**Your goal**
Exclude the pictures and reproduce the remaining data exactly as written.
start Data lines
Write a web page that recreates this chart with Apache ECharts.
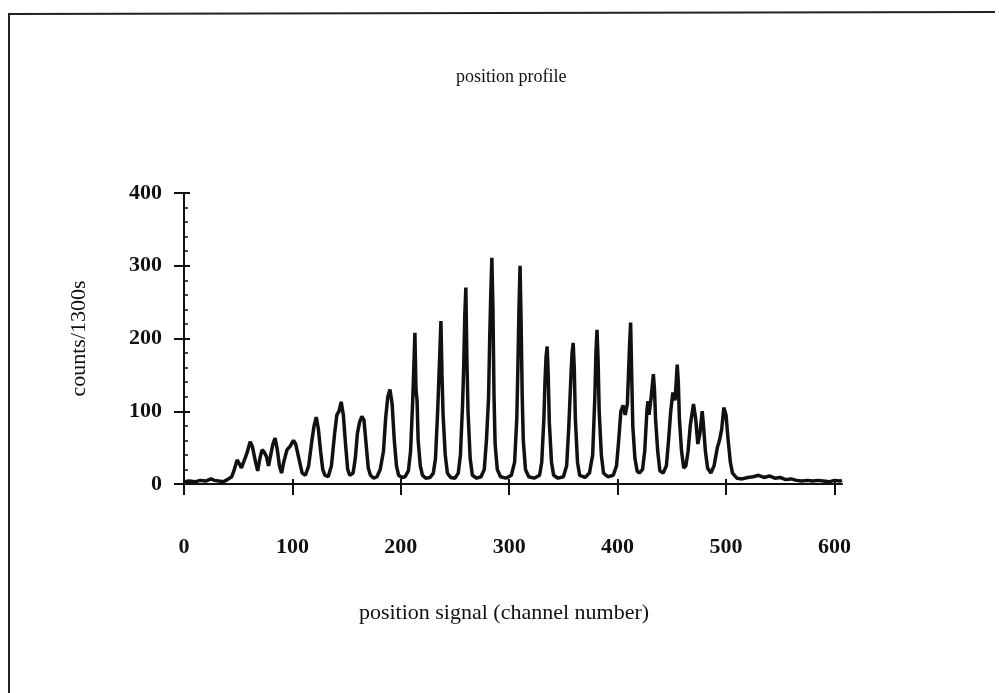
<!DOCTYPE html>
<html>
<head>
<meta charset="utf-8">
<title>position profile</title>
<script src="https://cdn.jsdelivr.net/npm/echarts@6/dist/echarts.min.js"></script>
<style>
  html, body { margin: 0; padding: 0; background: #fff; }
  #chart { width: 999px; height: 693px; }
</style>
</head>
<body>
<div id="chart"></div>
<script>
// channel numbers and counts
const channels = [
  0, 5, 10, 15, 20, 25, 28, 32, 36, 40, 44, 46,
  49, 51, 53, 55, 58, 61, 63, 66, 68, 70, 72, 74, 76, 78, 80, 82, 84, 86, 88, 90,
  92, 95, 98, 101, 103, 106, 109, 112, 115, 118, 120, 122, 124, 126, 128, 130,
  133, 136, 139, 141, 143, 145, 147, 149, 151, 153, 156, 158, 160, 162, 164, 166,
  168, 170, 172, 175, 178, 181, 184, 186, 188, 190, 192, 194, 196, 198, 201, 204,
  207, 209, 211, 212, 213, 214, 215, 216, 218, 220, 223, 227, 230, 232, 234, 235,
  236, 237, 238, 239, 241, 243, 246, 250, 253, 255, 257, 258, 259, 260, 261, 262,
  264, 266, 270, 274, 277, 279, 281, 282, 283, 284, 285, 286, 287, 289, 292, 297,
  302, 305, 307, 308, 309, 310, 311, 312, 313, 315, 318, 323, 328, 330, 332, 333,
  334, 335, 336, 337, 339, 341, 345, 350, 353, 355, 357, 358, 359, 360, 361, 363,
  365, 370, 374, 377, 379, 380, 381, 382, 383, 385, 387, 391, 396, 399, 401, 403,
  405, 407, 409, 411, 412, 413, 414, 416, 418, 420, 423, 425, 427, 428, 429, 431,
  433, 434, 435, 437, 439, 442, 445, 447, 449, 451, 453, 455, 456, 457, 459, 461,
  463, 465, 467, 469, 470, 472, 474, 476, 478, 479, 481, 483, 486, 489, 492, 494,
  496, 498, 500, 502, 504, 506, 510, 515, 520, 525, 530, 535, 540, 545, 550, 555,
  560, 565, 570, 575, 580, 585, 590, 595, 600, 605, 607
];
const counts = [
  3, 4, 3, 5, 4, 7, 5, 4, 3, 6, 10, 18,
  33, 28, 22, 30, 42, 58, 52, 30, 18, 35, 47, 44, 38, 25, 40, 55, 63, 48, 25, 15,
  30, 47, 52, 60, 55, 35, 15, 12, 25, 60, 80, 92, 75, 45, 20, 12,
  10, 25, 70, 95, 100, 113, 95, 55, 20, 12, 15, 35, 70, 85, 93, 88,
  55, 22, 12, 8, 10, 20, 45, 90, 120, 130, 110, 60, 25, 12, 9, 10,
  18, 45, 115, 160, 208, 130, 115, 60, 25, 12, 8, 9, 15, 35, 100, 140,
  180, 224, 150, 95, 40, 15, 9, 8, 15, 40, 110, 160, 230, 270, 170, 100,
  35, 12, 8, 10, 20, 60, 120, 200, 260, 311, 240, 120, 55, 20, 10, 8,
  12, 30, 90, 160, 240, 300, 220, 120, 60, 20, 10, 8, 12, 30, 90, 140,
  175, 189, 150, 85, 30, 12, 8, 10, 25, 80, 150, 180, 194, 160, 90, 30,
  12, 9, 15, 40, 120, 180, 212, 170, 100, 40, 15, 10, 12, 25, 60, 100,
  108, 95, 110, 190, 222, 150, 80, 35, 18, 15, 20, 45, 100, 114, 95, 120,
  151, 130, 90, 45, 18, 15, 25, 60, 100, 126, 115, 164, 140, 90, 45, 22,
  25, 45, 80, 100, 110, 90, 55, 70, 100, 85, 45, 22, 15, 25, 50, 60,
  75, 105, 95, 60, 30, 15, 8, 7, 9, 10, 12, 9, 11, 8, 9, 6,
  7, 5, 4, 5, 4, 5, 4, 3, 5, 4, 5
];
const xTicks = [0, 100, 200, 300, 400, 500, 600];

const points = channels.map((c, i) => [c, counts[i]]);

const ink = '#111';
const serif = '"Liberation Serif", "DejaVu Serif", serif';
const chart = echarts.init(document.getElementById('chart'));

const labelStyle = { color: ink, fontFamily: serif, fontSize: 22, fontWeight: 'bold' };
const nameStyle = { color: ink, fontFamily: serif, fontSize: 22 };

chart.setOption({
  animation: false,
  backgroundColor: '#fff',
  title: {
    text: 'position profile',
    left: 451,
    top: 63,
    textStyle: { color: ink, fontFamily: serif, fontSize: 18, fontWeight: 'normal' }
  },
  grid: { left: 184, right: 157, top: 193, bottom: 209 },
  xAxis: [
    {
      type: 'value', min: 0, max: 607,
      name: 'position signal (channel number)',
      nameLocation: 'middle', nameGap: 118,
      nameTextStyle: { ...nameStyle, padding: [0, 18, 0, 0] },
      axisLine: { show: true, onZero: false, lineStyle: { color: ink, width: 2 } },
      axisTick: { show: true, customValues: xTicks, length: 11, lineStyle: { color: ink, width: 2 } },
      axisLabel: { customValues: xTicks, margin: 52, ...labelStyle },
      splitLine: { show: false }
    },
    {
      // short inward half of the crossing ticks
      type: 'value', min: 0, max: 607, position: 'bottom',
      axisLine: { show: false },
      axisTick: { show: true, inside: true, customValues: xTicks, length: 5, lineStyle: { color: ink, width: 2 } },
      axisLabel: { show: false },
      splitLine: { show: false }
    }
  ],
  yAxis: [
    {
      type: 'value', min: 0, max: 400, interval: 100,
      name: 'counts/1300s',
      nameLocation: 'middle', nameRotate: 90, nameGap: 94, nameTextStyle: nameStyle,
      axisLine: { show: true, onZero: false, lineStyle: { color: ink, width: 2 } },
      axisTick: { show: true, length: 10, lineStyle: { color: ink, width: 2 } },
      axisLabel: { margin: 22, ...labelStyle },
      splitLine: { show: false }
    },
    {
      // inward major + minor ticks
      type: 'value', min: 0, max: 400, interval: 100, position: 'left',
      axisLine: { show: false },
      axisTick: { show: true, inside: true, length: 6, lineStyle: { color: ink, width: 2 } },
      minorTick: { show: true, splitNumber: 5, length: 4, lineStyle: { color: ink, width: 1.5 } },
      axisLabel: { show: false },
      splitLine: { show: false }
    }
  ],
  series: [
    {
      type: 'line',
      data: points,
      showSymbol: false,
      clip: false,
      lineStyle: { color: ink, width: 3.5 }
    }
  ],
  graphic: [
    {
      // page frame from the scan
      type: 'polyline',
      shape: { points: [[9, 693], [9, 14], [995, 12]] },
      style: { stroke: '#222', lineWidth: 2, fill: null }
    }
  ]
});

window.addEventListener('resize', () => chart.resize());
</script>
</body>
</html>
end Data lines
**Written solution**
Write a web page that recreates this chart with Apache ECharts.
<!DOCTYPE html>
<html>
<head>
<meta charset="utf-8">
<title>position profile</title>
<script src="https://cdn.jsdelivr.net/npm/echarts@6/dist/echarts.min.js"></script>
<style>
  html, body { margin: 0; padding: 0; background: #fff; }
  #chart { width: 999px; height: 693px; }
</style>
</head>
<body>
<div id="chart"></div>
<script>
// channel numbers and counts
const channels = [
  0, 5, 10, 15, 20, 25, 28, 32, 36, 40, 44, 46,
  49, 51, 53, 55, 58, 61, 63, 66, 68, 70, 72, 74, 76, 78, 80, 82, 84, 86, 88, 90,
  92, 95, 98, 101, 103, 106, 109, 112, 115, 118, 120, 122, 124, 126, 128, 130,
  133, 136, 139, 141, 143, 145, 147, 149, 151, 153, 156, 158, 160, 162, 164, 166,
  168, 170, 172, 175, 178, 181, 184, 186, 188, 190, 192, 194, 196, 198, 201, 204,
  207, 209, 211, 212, 213, 214, 215, 216, 218, 220, 223, 227, 230, 232, 234, 235,
  236, 237, 238, 239, 241, 243, 246, 250, 253, 255, 257, 258, 259, 260, 261, 262,
  264, 266, 270, 274, 277, 279, 281, 282, 283, 284, 285, 286, 287, 289, 292, 297,
  302, 305, 307, 308, 309, 310, 311, 312, 313, 315, 318, 323, 328, 330, 332, 333,
  334, 335, 336, 337, 339, 341, 345, 350, 353, 355, 357, 358, 359, 360, 361, 363,
  365, 370, 374, 377, 379, 380, 381, 382, 383, 385, 387, 391, 396, 399, 401, 403,
  405, 407, 409, 411, 412, 413, 414, 416, 418, 420, 423, 425, 427, 428, 429, 431,
  433, 434, 435, 437, 439, 442, 445, 447, 449, 451, 453, 455, 456, 457, 459, 461,
  463, 465, 467, 469, 470, 472, 474, 476, 478, 479, 481, 483, 486, 489, 492, 494,
  496, 498, 500, 502, 504, 506, 510, 515, 520, 525, 530, 535, 540, 545, 550, 555,
  560, 565, 570, 575, 580, 585, 590, 595, 600, 605, 607
];
const counts = [
  3, 4, 3, 5, 4, 7, 5, 4, 3, 6, 10, 18,
  33, 28, 22, 30, 42, 58, 52, 30, 18, 35, 47, 44, 38, 25, 40, 55, 63, 48, 25, 15,
  30, 47, 52, 60, 55, 35, 15, 12, 25, 60, 80, 92, 75, 45, 20, 12,
  10, 25, 70, 95, 100, 113, 95, 55, 20, 12, 15, 35, 70, 85, 93, 88,
  55, 22, 12, 8, 10, 20, 45, 90, 120, 130, 110, 60, 25, 12, 9, 10,
  18, 45, 115, 160, 208, 130, 115, 60, 25, 12, 8, 9, 15, 35, 100, 140,
  180, 224, 150, 95, 40, 15, 9, 8, 15, 40, 110, 160, 230, 270, 170, 100,
  35, 12, 8, 10, 20, 60, 120, 200, 260, 311, 240, 120, 55, 20, 10, 8,
  12, 30, 90, 160, 240, 300, 220, 120, 60, 20, 10, 8, 12, 30, 90, 140,
  175, 189, 150, 85, 30, 12, 8, 10, 25, 80, 150, 180, 194, 160, 90, 30,
  12, 9, 15, 40, 120, 180, 212, 170, 100, 40, 15, 10, 12, 25, 60, 100,
  108, 95, 110, 190, 222, 150, 80, 35, 18, 15, 20, 45, 100, 114, 95, 120,
  151, 130, 90, 45, 18, 15, 25, 60, 100, 126, 115, 164, 140, 90, 45, 22,
  25, 45, 80, 100, 110, 90, 55, 70, 100, 85, 45, 22, 15, 25, 50, 60,
  75, 105, 95, 60, 30, 15, 8, 7, 9, 10, 12, 9, 11, 8, 9, 6,
  7, 5, 4, 5, 4, 5, 4, 3, 5, 4, 5
];
const xTicks = [0, 100, 200, 300, 400, 500, 600];

const points = channels.map((c, i) => [c, counts[i]]);

const ink = '#111';
const serif = '"Liberation Serif", "DejaVu Serif", serif';
const chart = echarts.init(document.getElementById('chart'));

const labelStyle = { color: ink, fontFamily: serif, fontSize: 22, fontWeight: 'bold' };
const nameStyle = { color: ink, fontFamily: serif, fontSize: 22 };

chart.setOption({
  animation: false,
  backgroundColor: '#fff',
  title: {
    text: 'position profile',
    left: 451,
    top: 63,
    textStyle: { color: ink, fontFamily: serif, fontSize: 18, fontWeight: 'normal' }
  },
  grid: { left: 184, right: 157, top: 193, bottom: 209 },
  xAxis: [
    {
      type: 'value', min: 0, max: 607,
      name: 'position signal (channel number)',
      nameLocation: 'middle', nameGap: 118,
      nameTextStyle: { ...nameStyle, padding: [0, 18, 0, 0] },
      axisLine: { show: true, onZero: false, lineStyle: { color: ink, width: 2 } },
      axisTick: { show: true, customValues: xTicks, length: 11, lineStyle: { color: ink, width: 2 } },
      axisLabel: { customValues: xTicks, margin: 52, ...labelStyle },
      splitLine: { show: false }
    },
    {
      // short inward half of the crossing ticks
      type: 'value', min: 0, max: 607, position: 'bottom',
      axisLine: { show: false },
      axisTick: { show: true, inside: true, customValues: xTicks, length: 5, lineStyle: { color: ink, width: 2 } },
      axisLabel: { show: false },
      splitLine: { show: false }
    }
  ],
  yAxis: [
    {
      type: 'value', min: 0, max: 400, interval: 100,
      name: 'counts/1300s',
      nameLocation: 'middle', nameRotate: 90, nameGap: 94, nameTextStyle: nameStyle,
      axisLine: { show: true, onZero: false, lineStyle: { color: ink, width: 2 } },
      axisTick: { show: true, length: 10, lineStyle: { color: ink, width: 2 } },
      axisLabel: { margin: 22, ...labelStyle },
      splitLine: { show: false }
    },
    {
      // inward major + minor ticks
      type: 'value', min: 0, max: 400, interval: 100, position: 'left',
      axisLine: { show: false },
      axisTick: { show: true, inside: true, length: 6, lineStyle: { color: ink, width: 2 } },
      minorTick: { show: true, splitNumber: 5, length: 4, lineStyle: { color: ink, width: 1.5 } },
      axisLabel: { show: false },
      splitLine: { show: false }
    }
  ],
  series: [
    {
      type: 'line',
      data: points,
      showSymbol: false,
      clip: false,
      lineStyle: { color: ink, width: 3.5 }
    }
  ],
  graphic: [
    {
      // page frame from the scan
      type: 'polyline',
      shape: { points: [[9, 693], [9, 14], [995, 12]] },
      style: { stroke: '#222', lineWidth: 2, fill: null }
    }
  ]
});

window.addEventListener('resize', () => chart.resize());
</script>
</body>
</html>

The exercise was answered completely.